The fact that pencil lines or India ink underdrawings bleed through acrylic paint can be used or incorporated into the painting. So, in this regard its something we can use to advantage. If I don't want this effect, I use oil paint to cover it up. I would recommend contacting technical support at the Gamblin or Golden web site for advise about this problem. Or contact either by phone. I have found both companies to be very accommodating and helpful to artists. I contacted Golden a couple of years ago about their take on adding zinc oxide to gesso in order to create a silverpoint ground. They didn't have such a product but thought my solution would probably work satisfactorily. Recently, Golden has marketed a silverpoint ground that is much better than my formula. The point is, they want to hear from us.

I have found that Golden's "Open Acrylics" don't skin over nearly as quickly as traditional acrylics. A drop of retarder to Open Acrylics further delays the skinning effect. Liquitex makes a palette wetting spray to combat this problem but the spray nozzle easily and quickly becomes clogged. And I'm not sure that a water mister doesn't do about as good.
Hi Tom,

Thanks for the info. I've written to ask for help on the ink bleeding problem per your suggestion. I've never heard of silverpoint - adding zinc oxide to gesso. I'll share what I find out.

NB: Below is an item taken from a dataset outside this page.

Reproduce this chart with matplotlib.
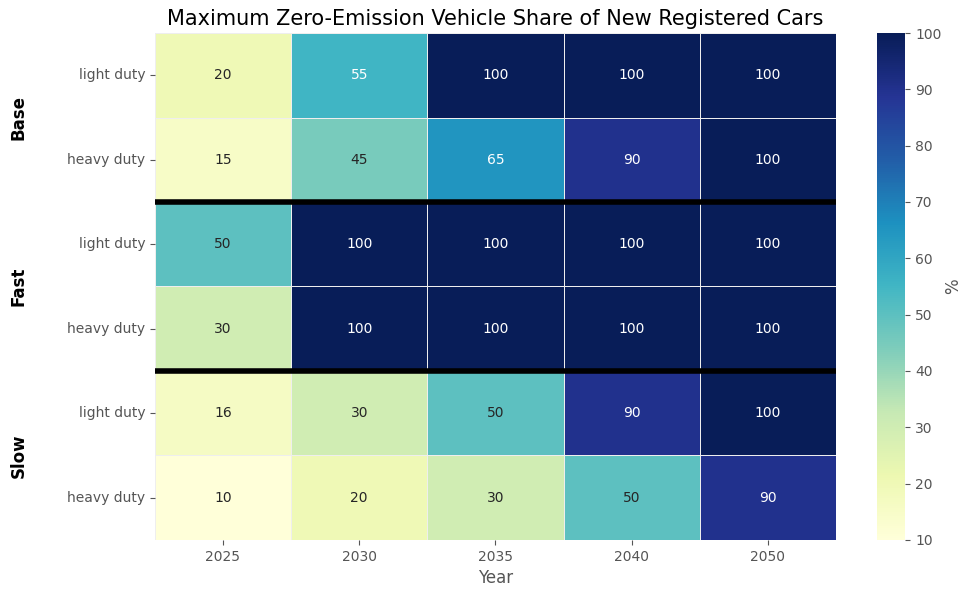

You mentioned that you were surprised at how many of us haven't had formal training. I suppose there are various reasons but mine is that I didn't want it. Now this is just my take on it, but I was concerned that my style, direction, or whatever you call it, would have been pulled off direction before I figured it out. It's the same reason I avoided art publications, galleries, and museums in hopes I would not be influenced, which I easily am and knew this about myself. I think kids have it right. They just do whatever they are inclined to do and are not bothered with whether it is correct or not. I'm not saying that training isn't very useful as I've proved by querying you for help. It's now that I would like to get the knowledge/tools to better express or discover new ways to present my style. You've been very helpful and thanks for taking the time to answer my question.
Barb
FYI
Here is the info I received on covering India ink with acrylic so it doesn't show through:
They recommend getting a quality white acrylic paint that is really opaque. Such as Golden Heavy Body Acrylic in Titanium White. You will want Titanium White no matter which brand you choose, this white is the most opaque. Zinc or mixing white tend to be slightly transparent. If you are wanting to put color in you works. You may want to put down a layer of white first and then the color. This is especially important when it comes to certain yellows, blues, and even reds.
I tried using acrylic titanium white but the ink still bled through. At least I think I did.